• **GOAL OF THE EXERCISE**: Print, word for word, every line from the beginning of the listing up to and including the line with "const catTicks = categories.map((_, i)". Pictures are to be excluded.

• **DATASET CONTENT**:
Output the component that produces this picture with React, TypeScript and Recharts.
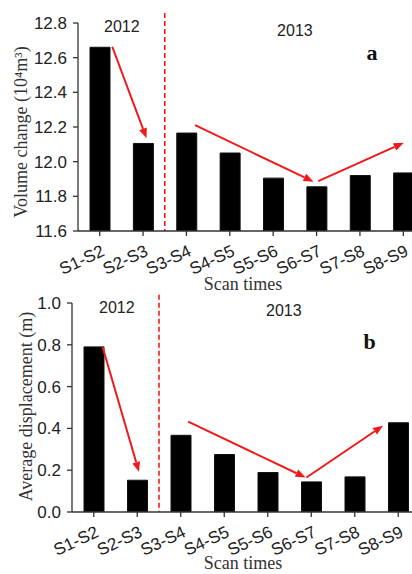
import React from 'react';
import { BarChart, Bar, XAxis, YAxis, ReferenceLine, ReferenceDot } from 'recharts';

const categories = ['S1-S2', 'S2-S3', 'S3-S4', 'S4-S5', 'S5-S6', 'S6-S7', 'S7-S8', 'S8-S9'];
const volume = [12.66, 12.105, 12.165, 12.05, 11.905, 11.855, 11.92, 11.935];
const displacement = [0.79, 0.152, 0.367, 0.275, 0.189, 0.144, 0.168, 0.427];
const volumeTicks = [11.6, 11.8, 12.0, 12.2, 12.4, 12.6, 12.8];
const dispTicks = [0, 0.2, 0.4, 0.6, 0.8, 1.0];
const catTicks = categories.map((_, i) => i + 0.5);

// arrows in data coords: [x1, y1, x2, y2]
const volumeArrows = [
  [0.79, 12.663, 1.58, 12.135],
  [2.7, 12.211, 5.43, 11.884],
  [5.54, 11.888, 7.51, 12.109],
];
const dispArrows = [
  [0.7, 0.792, 1.54, 0.192],
  [2.67, 0.432, 5.37, 0.165],
  [5.39, 0.165, 7.15, 0.413],
];

const RED = '#f01818';
const SANS = '"Liberation Sans", Arial, sans-serif';
const SERIF = '"Liberation Serif", "Times New Roman", serif';

const volumeRows = categories.map((name, i) => ({ pos: i + 0.5, name, value: volume[i] }));
const dispRows = categories.map((name, i) => ({ pos: i + 0.5, name, value: displacement[i] }));

const Arrow = (props: any) => {
  const { x1, y1, x2, y2 } = props;
  const dx = x2 - x1;
  const dy = y2 - y1;
  const len = Math.sqrt(dx * dx + dy * dy) || 1;
  const ux = dx / len;
  const uy = dy / len;
  const head = 10;
  const half = 4;
  const bx = x2 - ux * head;
  const by = y2 - uy * head;
  const pts = `${x2},${y2} ${bx - uy * half},${by + ux * half} ${bx + uy * half},${by - ux * half}`;
  return (
    <g>
      <line x1={x1} y1={y1} x2={bx} y2={by} stroke={RED} strokeWidth={2} />
      <polygon points={pts} fill={RED} />
    </g>
  );
};

const XTick = (props: any) => {
  const { x, y, payload } = props;
  const label = categories[Math.floor(payload.value)];
  return (
    <g transform={`translate(${x + 6},${y + 17})`}>
      <text x={0} y={0} textAnchor="end" transform="rotate(-25)" fontSize={17} fontFamily={SANS} fill="#222">
        {label}
      </text>
    </g>
  );
};

const yLabel = (text: string, bx: number, dy: number) => (props: any) => {
  const vb = props.viewBox;
  const cy = vb.y + vb.height / 2 + dy;
  return (
    <text x={bx} y={cy} transform={`rotate(-90 ${bx} ${cy})`} textAnchor="middle" fontSize={18} fontFamily={SERIF} fill="#333">
      {text}
    </text>
  );
};

const xLabel = (cx: number, dy: number) => (props: any) => {
  const vb = props.viewBox;
  return (
    <text x={cx} y={vb.y + dy} textAnchor="middle" fontSize={18} fontFamily={SERIF} fill="#333">
      Scan times
    </text>
  );
};

type PanelProps = {
  rows: any[];
  domain: [number, number];
  ticks: number[];
  arrows: number[][];
  yAxisWidth: number;
  rightMargin: number;
  height: number;
  xAxisHeight: number;
  xTitleDy: number;
  yTitle: string;
  titleX: number;
  titleDy: number;
  divider: [number, number];
  y2012: [number, number];
  y2013: [number, number];
  letter: string;
  letterPos: [number, number];
};

const Panel = (p: PanelProps) => (
  <BarChart
    width={440}
    height={p.height}
    data={p.rows}
    margin={{ top: 23, right: p.rightMargin, bottom: 0, left: 0 }}
  >
    <XAxis
      dataKey="pos"
      type="number"
      domain={[0, 8]}
      ticks={catTicks}
      allowDataOverflow
      interval={0}
      height={p.xAxisHeight}
      stroke="#333"
      strokeWidth={1.3}
      tickSize={5}
      tick={<XTick />}
      label={{ content: xLabel(243, p.xTitleDy) }}
    />
    <YAxis
      domain={p.domain}
      ticks={p.ticks}
      allowDataOverflow
      width={p.yAxisWidth}
      stroke="#333"
      strokeWidth={1.3}
      tickSize={5}
      tickMargin={6}
      tickFormatter={(v: number) => v.toFixed(1)}
      tick={{ fill: '#222', fontSize: 17, fontFamily: SANS }}
      label={{ content: yLabel(p.yTitle, p.titleX, p.titleDy) }}
    />
    <Bar dataKey="value" barSize={20} fill="#000" stroke="#111" isAnimationActive={false} />
    <ReferenceLine
      segment={[{ x: 2, y: p.divider[0] }, { x: 2, y: p.divider[1] }]}
      stroke={RED}
      strokeWidth={1.6}
      strokeDasharray="5 3"
      ifOverflow="visible"
    />
    {p.arrows.map((a, i) => (
      <ReferenceLine
        key={i}
        segment={[{ x: a[0], y: a[1] }, { x: a[2], y: a[3] }]}
        ifOverflow="visible"
        shape={Arrow}
      />
    ))}
    <ReferenceDot x={p.y2012[0]} y={p.y2012[1]} r={0} fill="none" stroke="none" ifOverflow="visible"
      label={{ value: '2012', position: 'center', fontSize: 16, fontFamily: SANS, fill: '#222' }} />
    <ReferenceDot x={p.y2013[0]} y={p.y2013[1]} r={0} fill="none" stroke="none" ifOverflow="visible"
      label={{ value: '2013', position: 'center', fontSize: 16, fontFamily: SANS, fill: '#222' }} />
    <ReferenceDot x={p.letterPos[0]} y={p.letterPos[1]} r={0} fill="none" stroke="none" ifOverflow="visible"
      label={{ value: p.letter, position: 'center', fontSize: 22, fontWeight: 'bold', fontFamily: SERIF, fill: '#111' }} />
  </BarChart>
);

export default function App() {
  return (
    <div style={{ position: 'absolute', left: 0, top: 0, width: 412, height: 574, overflow: 'hidden', background: '#fff' }}>
      <div style={{ position: 'absolute', left: 0, top: 0 }}>
        <Panel
          rows={volumeRows}
          domain={[11.6, 12.8]}
          ticks={volumeTicks}
          arrows={volumeArrows}
          yAxisWidth={78}
          rightMargin={15}
          height={300}
          xAxisHeight={69}
          xTitleDy={59}
          yTitle="Volume change (10⁴m³)"
          titleX={27}
          titleDy={5}
          divider={[12.858, 11.6]}
          y2012={[1.01, 12.783]}
          y2013={[5.0, 12.76]}
          letter="a"
          letterPos={[6.78, 12.634]}
        />
      </div>
      <div style={{ position: 'absolute', left: 0, top: 280 }}>
        <Panel
          rows={dispRows}
          domain={[0, 1.0]}
          ticks={dispTicks}
          arrows={dispArrows}
          yAxisWidth={72}
          rightMargin={20}
          height={294}
          xAxisHeight={62}
          xTitleDy={57}
          yTitle="Average displacement (m)"
          titleX={32}
          titleDy={-1}
          divider={[1.04, 0]}
          y2012={[1.03, 0.978]}
          y2013={[4.87, 0.965]}
          letter="b"
          letterPos={[6.84, 0.816]}
        />
      </div>
    </div>
  );
}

• **FINISHED ANSWER**:
Output the component that produces this picture with React, TypeScript and Recharts.
import React from 'react';
import { BarChart, Bar, XAxis, YAxis, ReferenceLine, ReferenceDot } from 'recharts';

const categories = ['S1-S2', 'S2-S3', 'S3-S4', 'S4-S5', 'S5-S6', 'S6-S7', 'S7-S8', 'S8-S9'];
const volume = [12.66, 12.105, 12.165, 12.05, 11.905, 11.855, 11.92, 11.935];
const displacement = [0.79, 0.152, 0.367, 0.275, 0.189, 0.144, 0.168, 0.427];
const volumeTicks = [11.6, 11.8, 12.0, 12.2, 12.4, 12.6, 12.8];
const dispTicks = [0, 0.2, 0.4, 0.6, 0.8, 1.0];
const catTicks = categories.map((_, i) => i + 0.5);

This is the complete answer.